> _Exercise requirements_:
Your answer should be a single number: how many lines in the data below hold the string "this".

-.-.-

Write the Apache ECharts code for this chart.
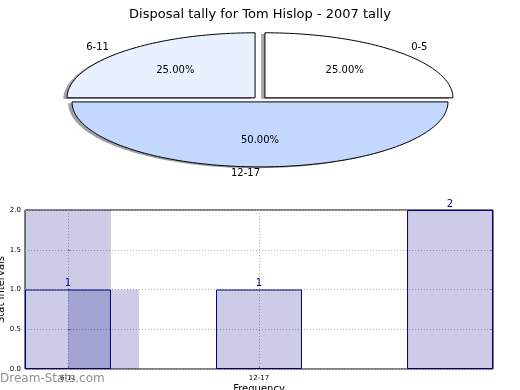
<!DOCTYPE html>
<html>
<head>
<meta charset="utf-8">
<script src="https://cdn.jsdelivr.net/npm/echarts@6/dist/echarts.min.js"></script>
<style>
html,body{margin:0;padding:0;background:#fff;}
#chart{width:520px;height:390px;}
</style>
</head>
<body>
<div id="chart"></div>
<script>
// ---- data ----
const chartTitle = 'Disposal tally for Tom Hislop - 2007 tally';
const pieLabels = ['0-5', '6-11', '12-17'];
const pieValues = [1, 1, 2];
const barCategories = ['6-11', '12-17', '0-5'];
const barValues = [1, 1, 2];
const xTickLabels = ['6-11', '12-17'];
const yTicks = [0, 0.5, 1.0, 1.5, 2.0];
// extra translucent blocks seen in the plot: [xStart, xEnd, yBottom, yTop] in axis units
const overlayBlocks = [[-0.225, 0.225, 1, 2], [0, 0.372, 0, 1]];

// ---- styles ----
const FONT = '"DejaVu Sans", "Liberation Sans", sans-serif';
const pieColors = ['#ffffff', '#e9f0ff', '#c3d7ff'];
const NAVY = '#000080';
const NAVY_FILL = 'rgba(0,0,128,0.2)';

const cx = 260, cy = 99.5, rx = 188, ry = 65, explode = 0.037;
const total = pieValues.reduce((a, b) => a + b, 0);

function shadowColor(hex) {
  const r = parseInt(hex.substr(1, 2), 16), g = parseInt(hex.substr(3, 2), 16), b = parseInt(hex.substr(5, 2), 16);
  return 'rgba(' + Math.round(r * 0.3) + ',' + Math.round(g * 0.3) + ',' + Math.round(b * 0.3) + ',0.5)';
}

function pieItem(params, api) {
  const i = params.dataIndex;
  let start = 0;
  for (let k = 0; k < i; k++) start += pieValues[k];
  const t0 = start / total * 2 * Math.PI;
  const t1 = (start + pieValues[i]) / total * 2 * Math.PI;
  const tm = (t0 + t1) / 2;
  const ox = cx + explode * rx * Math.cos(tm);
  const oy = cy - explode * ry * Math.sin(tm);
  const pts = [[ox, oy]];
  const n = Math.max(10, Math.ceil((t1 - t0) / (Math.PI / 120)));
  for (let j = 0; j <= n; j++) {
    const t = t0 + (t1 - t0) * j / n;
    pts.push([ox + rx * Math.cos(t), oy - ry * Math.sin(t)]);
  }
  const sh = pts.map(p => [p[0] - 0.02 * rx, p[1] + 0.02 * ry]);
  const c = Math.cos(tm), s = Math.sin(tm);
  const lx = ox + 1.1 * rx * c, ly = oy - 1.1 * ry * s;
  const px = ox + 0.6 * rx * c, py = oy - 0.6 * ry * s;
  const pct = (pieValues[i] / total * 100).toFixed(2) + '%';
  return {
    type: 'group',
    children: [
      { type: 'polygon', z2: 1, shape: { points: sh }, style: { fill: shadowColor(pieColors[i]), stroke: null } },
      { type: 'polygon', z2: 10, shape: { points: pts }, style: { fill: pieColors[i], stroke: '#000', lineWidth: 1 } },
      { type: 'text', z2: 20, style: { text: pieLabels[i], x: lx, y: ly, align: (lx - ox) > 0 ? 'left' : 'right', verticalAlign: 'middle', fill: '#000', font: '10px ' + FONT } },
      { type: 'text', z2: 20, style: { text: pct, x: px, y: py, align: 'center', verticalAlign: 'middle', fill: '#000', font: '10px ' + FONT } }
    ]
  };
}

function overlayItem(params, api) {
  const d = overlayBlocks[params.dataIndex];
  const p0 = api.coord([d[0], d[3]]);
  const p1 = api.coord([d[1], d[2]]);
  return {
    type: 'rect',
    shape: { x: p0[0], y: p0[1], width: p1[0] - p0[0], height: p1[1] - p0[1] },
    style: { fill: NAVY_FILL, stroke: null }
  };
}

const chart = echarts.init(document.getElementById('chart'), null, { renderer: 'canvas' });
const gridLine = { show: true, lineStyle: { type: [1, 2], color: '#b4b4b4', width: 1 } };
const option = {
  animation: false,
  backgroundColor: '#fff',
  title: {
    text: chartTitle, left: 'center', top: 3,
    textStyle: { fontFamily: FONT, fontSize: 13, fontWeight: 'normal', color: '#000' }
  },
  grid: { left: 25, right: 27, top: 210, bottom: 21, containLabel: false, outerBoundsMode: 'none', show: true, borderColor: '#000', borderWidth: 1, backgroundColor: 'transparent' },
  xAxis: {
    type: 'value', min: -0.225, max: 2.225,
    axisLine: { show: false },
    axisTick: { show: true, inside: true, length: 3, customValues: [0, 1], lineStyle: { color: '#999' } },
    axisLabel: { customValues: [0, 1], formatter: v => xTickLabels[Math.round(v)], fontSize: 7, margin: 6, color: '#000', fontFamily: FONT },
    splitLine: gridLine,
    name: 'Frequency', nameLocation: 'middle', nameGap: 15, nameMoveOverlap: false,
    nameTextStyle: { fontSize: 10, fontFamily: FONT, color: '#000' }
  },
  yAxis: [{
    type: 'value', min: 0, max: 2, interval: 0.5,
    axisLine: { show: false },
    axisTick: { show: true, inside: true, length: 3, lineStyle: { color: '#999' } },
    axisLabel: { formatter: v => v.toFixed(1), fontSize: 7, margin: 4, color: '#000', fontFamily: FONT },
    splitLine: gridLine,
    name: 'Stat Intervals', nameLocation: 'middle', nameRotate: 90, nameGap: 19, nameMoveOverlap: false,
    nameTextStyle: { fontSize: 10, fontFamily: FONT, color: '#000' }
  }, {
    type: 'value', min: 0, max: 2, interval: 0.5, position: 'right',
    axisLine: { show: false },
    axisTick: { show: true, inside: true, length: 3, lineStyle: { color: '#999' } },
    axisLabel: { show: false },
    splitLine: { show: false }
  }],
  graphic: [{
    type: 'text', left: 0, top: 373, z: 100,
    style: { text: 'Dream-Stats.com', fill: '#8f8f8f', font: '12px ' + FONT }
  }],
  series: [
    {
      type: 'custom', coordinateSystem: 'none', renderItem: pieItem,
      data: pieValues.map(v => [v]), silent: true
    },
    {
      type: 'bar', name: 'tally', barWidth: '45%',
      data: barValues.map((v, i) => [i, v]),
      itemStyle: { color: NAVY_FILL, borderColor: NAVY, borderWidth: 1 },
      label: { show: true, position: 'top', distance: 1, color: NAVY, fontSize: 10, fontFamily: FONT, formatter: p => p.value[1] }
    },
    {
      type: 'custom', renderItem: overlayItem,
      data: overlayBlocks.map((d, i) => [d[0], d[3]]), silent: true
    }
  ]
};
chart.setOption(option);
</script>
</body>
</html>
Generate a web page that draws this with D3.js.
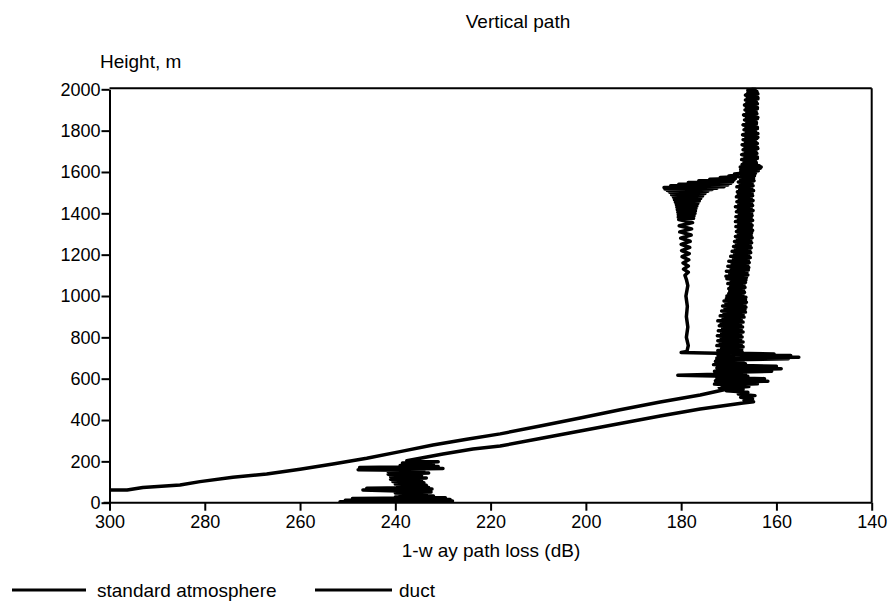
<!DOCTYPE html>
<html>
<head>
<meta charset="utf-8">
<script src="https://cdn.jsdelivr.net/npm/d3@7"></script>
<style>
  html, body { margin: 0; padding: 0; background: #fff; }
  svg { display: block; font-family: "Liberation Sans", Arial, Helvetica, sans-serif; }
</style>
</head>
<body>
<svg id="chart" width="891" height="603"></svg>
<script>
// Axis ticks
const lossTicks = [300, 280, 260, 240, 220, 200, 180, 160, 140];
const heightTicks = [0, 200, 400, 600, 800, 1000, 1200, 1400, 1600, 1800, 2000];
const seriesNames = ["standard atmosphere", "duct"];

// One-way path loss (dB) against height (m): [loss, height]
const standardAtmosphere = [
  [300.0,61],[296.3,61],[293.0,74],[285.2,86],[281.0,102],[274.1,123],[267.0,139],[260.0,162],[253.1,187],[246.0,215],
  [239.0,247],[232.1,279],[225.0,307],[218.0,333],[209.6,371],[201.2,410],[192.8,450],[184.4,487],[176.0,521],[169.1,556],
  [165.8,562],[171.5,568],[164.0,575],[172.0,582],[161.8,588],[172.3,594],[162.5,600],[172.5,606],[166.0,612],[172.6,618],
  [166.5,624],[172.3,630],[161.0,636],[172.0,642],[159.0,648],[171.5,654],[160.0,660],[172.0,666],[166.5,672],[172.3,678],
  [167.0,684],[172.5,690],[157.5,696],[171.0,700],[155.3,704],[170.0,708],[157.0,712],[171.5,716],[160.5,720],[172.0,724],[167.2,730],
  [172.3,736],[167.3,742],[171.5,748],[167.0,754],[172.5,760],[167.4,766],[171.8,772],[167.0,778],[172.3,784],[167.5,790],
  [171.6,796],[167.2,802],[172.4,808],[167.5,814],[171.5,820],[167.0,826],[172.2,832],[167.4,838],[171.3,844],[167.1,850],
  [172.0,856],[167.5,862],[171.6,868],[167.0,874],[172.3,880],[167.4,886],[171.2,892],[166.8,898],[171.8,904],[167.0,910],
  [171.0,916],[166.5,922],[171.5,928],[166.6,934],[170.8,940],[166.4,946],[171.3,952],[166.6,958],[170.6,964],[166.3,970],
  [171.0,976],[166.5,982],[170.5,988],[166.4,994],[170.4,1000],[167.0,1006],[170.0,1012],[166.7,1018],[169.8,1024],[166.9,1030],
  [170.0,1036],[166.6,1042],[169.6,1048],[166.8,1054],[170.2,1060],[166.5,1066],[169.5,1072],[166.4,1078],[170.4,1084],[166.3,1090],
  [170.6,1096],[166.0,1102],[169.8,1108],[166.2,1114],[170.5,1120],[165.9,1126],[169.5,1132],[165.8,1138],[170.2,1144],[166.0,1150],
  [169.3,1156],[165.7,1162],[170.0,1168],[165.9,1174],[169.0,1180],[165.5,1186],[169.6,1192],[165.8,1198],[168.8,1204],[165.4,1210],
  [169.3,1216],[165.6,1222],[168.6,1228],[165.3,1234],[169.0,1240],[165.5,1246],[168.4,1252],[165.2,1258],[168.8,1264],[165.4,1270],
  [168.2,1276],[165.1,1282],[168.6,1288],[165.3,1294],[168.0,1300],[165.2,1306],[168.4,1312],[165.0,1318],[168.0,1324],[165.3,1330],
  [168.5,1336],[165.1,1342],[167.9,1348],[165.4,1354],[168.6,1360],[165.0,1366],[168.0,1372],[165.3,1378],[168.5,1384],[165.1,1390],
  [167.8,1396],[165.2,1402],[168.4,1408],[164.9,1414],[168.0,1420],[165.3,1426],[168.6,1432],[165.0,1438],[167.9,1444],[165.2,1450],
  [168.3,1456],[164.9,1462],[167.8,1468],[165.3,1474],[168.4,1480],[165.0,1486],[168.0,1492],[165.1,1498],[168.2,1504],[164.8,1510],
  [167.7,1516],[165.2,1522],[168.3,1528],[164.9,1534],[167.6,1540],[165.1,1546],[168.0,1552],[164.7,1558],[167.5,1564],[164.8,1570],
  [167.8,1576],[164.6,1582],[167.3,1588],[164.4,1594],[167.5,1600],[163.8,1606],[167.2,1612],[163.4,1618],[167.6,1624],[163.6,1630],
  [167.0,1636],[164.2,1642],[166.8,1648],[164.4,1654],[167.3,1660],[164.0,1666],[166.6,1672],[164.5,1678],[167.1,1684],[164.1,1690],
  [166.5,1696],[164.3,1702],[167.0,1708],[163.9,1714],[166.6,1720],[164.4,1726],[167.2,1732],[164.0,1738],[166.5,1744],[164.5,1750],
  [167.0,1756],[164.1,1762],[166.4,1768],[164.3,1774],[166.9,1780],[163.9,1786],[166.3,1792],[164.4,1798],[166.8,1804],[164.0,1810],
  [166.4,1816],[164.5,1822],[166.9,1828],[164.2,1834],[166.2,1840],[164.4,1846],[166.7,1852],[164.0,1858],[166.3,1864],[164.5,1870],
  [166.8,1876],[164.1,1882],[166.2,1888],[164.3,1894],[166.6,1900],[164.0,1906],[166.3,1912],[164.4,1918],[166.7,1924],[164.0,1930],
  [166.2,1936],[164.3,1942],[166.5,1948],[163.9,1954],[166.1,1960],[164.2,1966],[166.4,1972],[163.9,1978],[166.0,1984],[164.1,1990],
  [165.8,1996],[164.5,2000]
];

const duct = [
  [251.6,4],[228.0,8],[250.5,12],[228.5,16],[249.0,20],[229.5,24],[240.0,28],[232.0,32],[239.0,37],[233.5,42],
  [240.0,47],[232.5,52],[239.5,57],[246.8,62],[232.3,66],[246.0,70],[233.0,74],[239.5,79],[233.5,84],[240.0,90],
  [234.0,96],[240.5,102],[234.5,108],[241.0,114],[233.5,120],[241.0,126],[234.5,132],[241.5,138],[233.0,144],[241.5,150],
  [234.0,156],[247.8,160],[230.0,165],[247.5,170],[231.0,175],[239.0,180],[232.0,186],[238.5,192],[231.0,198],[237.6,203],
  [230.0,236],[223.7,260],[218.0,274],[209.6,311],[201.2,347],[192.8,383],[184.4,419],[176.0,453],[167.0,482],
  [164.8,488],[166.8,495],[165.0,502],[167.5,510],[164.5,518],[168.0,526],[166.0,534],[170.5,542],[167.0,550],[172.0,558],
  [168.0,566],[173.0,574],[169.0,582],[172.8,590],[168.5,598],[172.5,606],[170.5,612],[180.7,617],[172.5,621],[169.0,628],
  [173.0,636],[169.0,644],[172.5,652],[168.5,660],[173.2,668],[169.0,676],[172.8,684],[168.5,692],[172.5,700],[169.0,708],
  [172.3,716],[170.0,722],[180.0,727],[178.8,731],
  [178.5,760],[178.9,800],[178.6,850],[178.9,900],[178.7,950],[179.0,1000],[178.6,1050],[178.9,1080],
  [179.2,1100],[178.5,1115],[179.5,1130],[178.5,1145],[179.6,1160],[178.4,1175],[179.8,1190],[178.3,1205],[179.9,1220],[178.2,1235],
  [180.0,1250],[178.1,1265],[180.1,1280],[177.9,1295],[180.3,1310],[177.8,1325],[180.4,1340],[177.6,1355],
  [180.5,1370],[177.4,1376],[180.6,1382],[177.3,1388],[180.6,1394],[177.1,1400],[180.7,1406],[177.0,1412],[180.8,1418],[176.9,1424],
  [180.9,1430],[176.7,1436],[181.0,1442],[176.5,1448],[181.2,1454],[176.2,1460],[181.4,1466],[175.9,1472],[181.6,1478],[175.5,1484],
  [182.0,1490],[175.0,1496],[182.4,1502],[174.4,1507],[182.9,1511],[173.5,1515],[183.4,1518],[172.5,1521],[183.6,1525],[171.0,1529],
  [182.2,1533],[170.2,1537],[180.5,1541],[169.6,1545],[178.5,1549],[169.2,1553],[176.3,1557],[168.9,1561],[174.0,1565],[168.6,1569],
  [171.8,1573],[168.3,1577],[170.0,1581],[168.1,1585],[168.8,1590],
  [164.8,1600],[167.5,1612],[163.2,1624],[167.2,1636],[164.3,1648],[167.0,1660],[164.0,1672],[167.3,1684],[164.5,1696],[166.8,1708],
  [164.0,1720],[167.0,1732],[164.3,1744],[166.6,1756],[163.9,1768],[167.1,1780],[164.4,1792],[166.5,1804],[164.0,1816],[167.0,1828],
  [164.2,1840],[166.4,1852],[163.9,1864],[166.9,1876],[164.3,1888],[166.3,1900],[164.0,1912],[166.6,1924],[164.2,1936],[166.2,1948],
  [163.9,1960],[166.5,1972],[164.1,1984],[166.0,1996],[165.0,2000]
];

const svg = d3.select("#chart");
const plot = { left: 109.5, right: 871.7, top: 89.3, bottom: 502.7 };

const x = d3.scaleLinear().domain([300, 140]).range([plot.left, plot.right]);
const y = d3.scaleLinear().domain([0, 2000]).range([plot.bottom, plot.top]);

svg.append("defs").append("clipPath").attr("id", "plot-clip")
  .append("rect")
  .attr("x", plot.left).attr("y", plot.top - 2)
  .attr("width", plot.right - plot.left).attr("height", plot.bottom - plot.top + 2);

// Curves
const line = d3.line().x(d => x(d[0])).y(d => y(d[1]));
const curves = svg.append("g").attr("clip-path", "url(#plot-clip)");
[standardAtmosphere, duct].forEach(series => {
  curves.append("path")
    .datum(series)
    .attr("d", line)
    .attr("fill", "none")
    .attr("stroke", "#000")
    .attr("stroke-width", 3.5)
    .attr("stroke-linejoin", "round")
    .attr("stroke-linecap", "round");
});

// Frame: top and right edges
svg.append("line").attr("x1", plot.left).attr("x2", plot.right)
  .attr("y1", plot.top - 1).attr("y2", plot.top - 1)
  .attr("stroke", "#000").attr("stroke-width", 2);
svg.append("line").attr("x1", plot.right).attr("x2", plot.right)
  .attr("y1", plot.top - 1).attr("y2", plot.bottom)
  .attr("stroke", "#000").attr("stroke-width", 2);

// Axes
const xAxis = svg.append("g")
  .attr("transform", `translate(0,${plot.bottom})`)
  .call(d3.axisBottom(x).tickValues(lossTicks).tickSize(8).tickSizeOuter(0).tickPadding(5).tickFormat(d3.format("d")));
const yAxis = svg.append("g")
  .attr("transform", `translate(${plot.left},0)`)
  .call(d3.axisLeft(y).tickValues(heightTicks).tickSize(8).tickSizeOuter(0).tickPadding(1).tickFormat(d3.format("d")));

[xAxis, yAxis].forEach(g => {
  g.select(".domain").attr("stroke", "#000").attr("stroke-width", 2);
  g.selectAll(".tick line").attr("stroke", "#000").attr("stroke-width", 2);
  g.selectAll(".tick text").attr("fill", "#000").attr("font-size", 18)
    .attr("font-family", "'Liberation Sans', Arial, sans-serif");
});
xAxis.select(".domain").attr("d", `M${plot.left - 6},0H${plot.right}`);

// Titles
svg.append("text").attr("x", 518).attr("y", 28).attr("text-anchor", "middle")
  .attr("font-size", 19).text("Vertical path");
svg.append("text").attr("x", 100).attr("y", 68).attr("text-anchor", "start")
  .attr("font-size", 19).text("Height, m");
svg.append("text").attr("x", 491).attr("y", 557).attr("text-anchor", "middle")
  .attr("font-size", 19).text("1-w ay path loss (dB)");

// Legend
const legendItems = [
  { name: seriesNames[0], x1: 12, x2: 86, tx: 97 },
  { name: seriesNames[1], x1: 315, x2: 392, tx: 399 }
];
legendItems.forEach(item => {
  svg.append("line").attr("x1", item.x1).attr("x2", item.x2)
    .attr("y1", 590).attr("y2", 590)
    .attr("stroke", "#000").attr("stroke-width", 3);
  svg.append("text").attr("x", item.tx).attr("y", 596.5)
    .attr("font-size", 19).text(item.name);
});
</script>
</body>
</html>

-.-.-

> _Final result_:
2